• **Work to do**
Spot each line that carries the word "chart"; copy those lines.

• **Data**

<<<<

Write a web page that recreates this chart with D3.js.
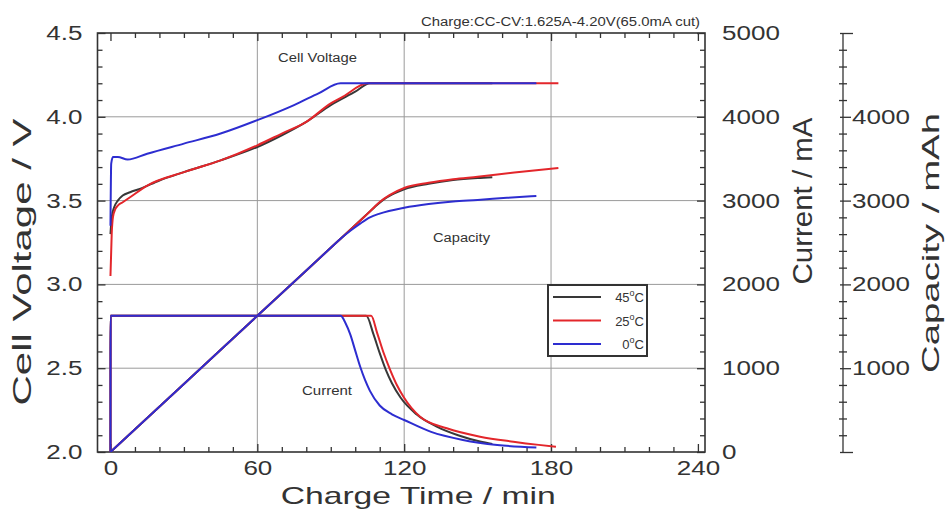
<!DOCTYPE html>
<html>
<head>
<meta charset="utf-8">
<script src="https://cdn.jsdelivr.net/npm/d3@7"></script>
<style>
  body { margin: 0; background: #fff; }
  text { font-family: "Liberation Sans", Arial, sans-serif; fill: #333; }
</style>
</head>
<body>
<div id="chart"></div>
<script>
// series: [time (min), value]
const volt45 = [[0,3.30],[0.5,3.40],[1.5,3.46],[3,3.50],[5,3.53],[8,3.55],[12,3.57],[20,3.62],[30,3.67],[45,3.74],[60,3.82],[70,3.89],[80,3.97],[90,4.07],[100,4.15],[106,4.2],[156,4.2]];
const volt25 = [[0,3.05],[0.5,3.30],[1,3.40],[2,3.45],[3,3.47],[5,3.49],[8,3.52],[15,3.59],[30,3.67],[45,3.74],[60,3.83],[70,3.90],[80,3.97],[90,4.08],[95,4.12],[105,4.2],[183,4.2]];
const volt0  = [[0,3.35],[0.3,3.72],[1,3.76],[3,3.76],[7,3.745],[15,3.78],[30,3.84],[45,3.90],[60,3.98],[75,4.07],[85,4.14],[94,4.2],[174,4.2]];

const cap45 = [[0,0],[30,812],[60,1625],[90,2437],[104,2816],[108,2925],[112,3020],[116,3085],[120,3135],[130,3200],[140,3245],[150,3270],[156,3280]];
const cap25 = [[0,0],[30,812],[60,1625],[90,2437],[106,2870],[110,2983],[114,3065],[120,3150],[130,3212],[140,3255],[150,3285],[165,3335],[183,3390]];
const cap0  = [[0,0],[30,812],[60,1625],[90,2437],[94,2545],[98,2640],[102,2725],[106,2800],[110,2845],[120,2915],[130,2960],[140,2990],[150,3008],[162,3033],[174,3055]];

const cur45 = [[0,0],[0.05,1625],[104.5,1625],[107.5,1400],[110,1180],[112.5,980],[115,820],[118.5,650],[125,450],[133.5,300],[142,200],[151,125],[156,95]];
const cur25 = [[0,0],[0.05,1625],[106.5,1625],[109,1416],[111.5,1190],[114.3,978],[117,800],[119.7,660],[126.5,421],[137.4,283],[151,183],[164.6,123],[175,85],[182,63]];
const cur0  = [[0,0],[0.05,1625],[94,1625],[96,1540],[98,1400],[100,1210],[102,1020],[104,860],[106,730],[110,555],[115,450],[120,382],[131,240],[144,144],[158,84],[174,55]];

const legendLabels = ["45", "25", "0"];
const seriesColors = ["#383838", "#e3262b", "#2d2dd0"];

const voltTicks = [2.0, 2.5, 3.0, 3.5, 4.0, 4.5];
const timeTicks = [0, 60, 120, 180, 240];
const currentTicks = [0, 1000, 2000, 3000, 4000, 5000];
const capacityTicks = [1000, 2000, 3000, 4000];

const width = 946, height = 513;
const pLeft = 97.5, pRight = 705, pTop = 33, pBottom = 452;

const svg = d3.select("#chart").append("svg")
    .attr("width", width)
    .attr("height", height);

const x = d3.scaleLinear().domain([-5.3, 242.9]).range([pLeft, pRight]);
const yV = d3.scaleLinear().domain([2.0, 4.5]).range([pBottom, pTop]);
const yC = d3.scaleLinear().domain([0, 5000]).range([pBottom, pTop]);

// stretch text horizontally, the original lettering is wide
function widen(sel, k) {
    sel.each(function () {
        const len = this.getComputedTextLength();
        d3.select(this).attr("textLength", len * k).attr("lengthAdjust", "spacingAndGlyphs");
    });
}

// grid
const grid = svg.append("g").attr("stroke", "#9a9a9a").attr("stroke-width", 1);
grid.selectAll(".gx").data([60, 120, 180]).join("line")
    .attr("x1", d => x(d)).attr("x2", d => x(d)).attr("y1", pTop).attr("y2", pBottom);
grid.selectAll(".gy").data([2.5, 3.0, 3.5, 4.0]).join("line")
    .attr("x1", pLeft).attr("x2", pRight).attr("y1", d => yV(d)).attr("y2", d => yV(d));

// axes
function styleAxis(g) {
    g.select(".domain").remove();
    g.selectAll(".tick line").attr("stroke", "#333").attr("stroke-width", 1.3);
    g.selectAll("text").attr("font-size", 20).style("fill", "#333");
}
const minorT = d3.range(0, 241, 10).filter(d => d % 60 !== 0);
const minorV = d3.range(20, 46, 1).filter(d => d % 5 !== 0).map(d => d / 10);
const minorC = d3.range(0, 5001, 200).filter(d => d % 1000 !== 0);
const intFmt = d3.format("d");

svg.append("g").attr("transform", `translate(0,${pBottom})`)
    .call(d3.axisBottom(x).tickValues(timeTicks).tickFormat(intFmt).tickSizeInner(-8).tickSizeOuter(0).tickPadding(9))
    .call(styleAxis);
svg.append("g").attr("transform", `translate(0,${pBottom})`)
    .call(d3.axisBottom(x).tickValues(minorT).tickSize(-5).tickFormat(""))
    .call(styleAxis);
svg.append("g").attr("transform", `translate(0,${pTop})`)
    .call(d3.axisTop(x).tickValues(timeTicks).tickSize(-8).tickFormat(""))
    .call(styleAxis);
svg.append("g").attr("transform", `translate(0,${pTop})`)
    .call(d3.axisTop(x).tickValues(minorT).tickSize(-5).tickFormat(""))
    .call(styleAxis);

svg.append("g").attr("transform", `translate(${pLeft},0)`)
    .call(d3.axisLeft(yV).tickValues(voltTicks).tickFormat(d3.format(".1f")).tickSizeInner(-8).tickSizeOuter(0).tickPadding(15))
    .call(styleAxis);
svg.append("g").attr("transform", `translate(${pLeft},0)`)
    .call(d3.axisLeft(yV).tickValues(minorV).tickSize(-5).tickFormat(""))
    .call(styleAxis);

svg.append("g").attr("transform", `translate(${pRight},0)`)
    .call(d3.axisRight(yC).tickValues(currentTicks).tickFormat(intFmt).tickSizeInner(-8).tickSizeOuter(0).tickPadding(17))
    .call(styleAxis);
svg.append("g").attr("transform", `translate(${pRight},0)`)
    .call(d3.axisRight(yC).tickValues(minorC).tickSize(-5).tickFormat(""))
    .call(styleAxis);

// separate capacity axis
const capX = 843;
svg.append("line").attr("x1", capX).attr("x2", capX).attr("y1", yC(0)).attr("y2", yC(5000))
    .attr("stroke", "#333").attr("stroke-width", 1.3);
svg.append("g").attr("transform", `translate(${capX},0)`)
    .call(d3.axisRight(yC).tickValues(capacityTicks).tickFormat(intFmt).tickSizeInner(8).tickSizeOuter(0).tickPadding(1))
    .call(styleAxis);
svg.append("g").attr("transform", `translate(${capX},0)`)
    .call(d3.axisRight(yC).tickValues([0, 5000]).tickSize(10).tickFormat(""))
    .call(styleAxis);
svg.append("g").attr("transform", `translate(${capX},0)`)
    .call(d3.axisLeft(yC).tickValues([0, 1000, 2000, 3000, 4000, 5000]).tickSize(3).tickFormat(""))
    .call(styleAxis);
svg.append("g").attr("transform", `translate(${capX - 4},0)`)
    .call(d3.axisRight(yC).tickValues(minorC).tickSize(8).tickFormat(""))
    .call(styleAxis);

svg.selectAll(".tick text").call(widen, 1.3);

// frame
svg.append("rect").attr("x", pLeft).attr("y", pTop).attr("width", pRight - pLeft).attr("height", pBottom - pTop)
    .attr("fill", "none").attr("stroke", "#333").attr("stroke-width", 1.6);

// curves
svg.append("clipPath").attr("id", "clip").append("rect")
    .attr("x", pLeft).attr("y", pTop).attr("width", pRight - pLeft).attr("height", pBottom - pTop);
const plot = svg.append("g").attr("clip-path", "url(#clip)");

const lineV = d3.line().x(d => x(d[0])).y(d => yV(d[1])).curve(d3.curveMonotoneX);
const lineC = d3.line().x(d => x(d[0])).y(d => yC(d[1])).curve(d3.curveMonotoneX);

const groups = [
    { gen: lineC, data: [cur45, cur25, cur0] },
    { gen: lineC, data: [cap45, cap25, cap0] },
    { gen: lineV, data: [volt45, volt25, volt0] }
];
groups.forEach(grp => {
    grp.data.forEach((s, i) => {
        plot.append("path").datum(s).attr("d", grp.gen)
            .attr("fill", "none").attr("stroke", seriesColors[i]).attr("stroke-width", 2);
    });
});

// annotations
function note(txt, px, py, size, len) {
    svg.append("text").attr("x", px).attr("y", py).attr("font-size", size)
        .attr("textLength", len).attr("lengthAdjust", "spacingAndGlyphs").text(txt);
}
note("Charge:CC-CV:1.625A-4.20V(65.0mA cut)", 421, 26, 12, 279);
note("Cell Voltage", 278, 62, 12, 79);
note("Capacity", 433, 242, 12, 57);
note("Current", 302, 395, 12, 50);

// axis titles
svg.append("text").attr("x", (x(0) + x(240)) / 2 + 14).attr("y", 504)
    .attr("text-anchor", "middle").attr("font-size", 24)
    .attr("textLength", 275).attr("lengthAdjust", "spacingAndGlyphs")
    .text("Charge Time  /  min");

function vtitle(txt, px, py, size, len) {
    svg.append("text")
        .attr("transform", `translate(${px},${py}) rotate(-90)`)
        .attr("text-anchor", "middle").attr("font-size", size)
        .attr("textLength", len).attr("lengthAdjust", "spacingAndGlyphs")
        .text(txt);
}
vtitle("Cell Voltage  /  V", 31, 262, 25, 287);
vtitle("Current  /  mA", 812, 201, 27, 167);
vtitle("Capacity  /  mAh", 939, 243, 24, 260);

// legend
const lg = svg.append("g");
lg.append("rect").attr("x", 548).attr("y", 285).attr("width", 99).attr("height", 71)
    .attr("fill", "#fff").attr("stroke", "#333").attr("stroke-width", 2);
legendLabels.forEach((lab, i) => {
    const ly = 297 + i * 23.5;
    lg.append("line").attr("x1", 553).attr("x2", 601).attr("y1", ly).attr("y2", ly)
        .attr("stroke", seriesColors[i]).attr("stroke-width", 2);
    const t = lg.append("text").attr("x", 644).attr("y", ly + 5).attr("text-anchor", "end").attr("font-size", 13);
    t.append("tspan").text(lab);
    t.append("tspan").attr("font-size", 9).attr("dy", -6).text("o");
    t.append("tspan").attr("dy", 6).text("C");
});
</script>
</body>
</html>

>>>>

• **Response to this exercise**
Write a web page that recreates this chart with D3.js.
<div id="chart"></div>
const svg = d3.select("#chart").append("svg")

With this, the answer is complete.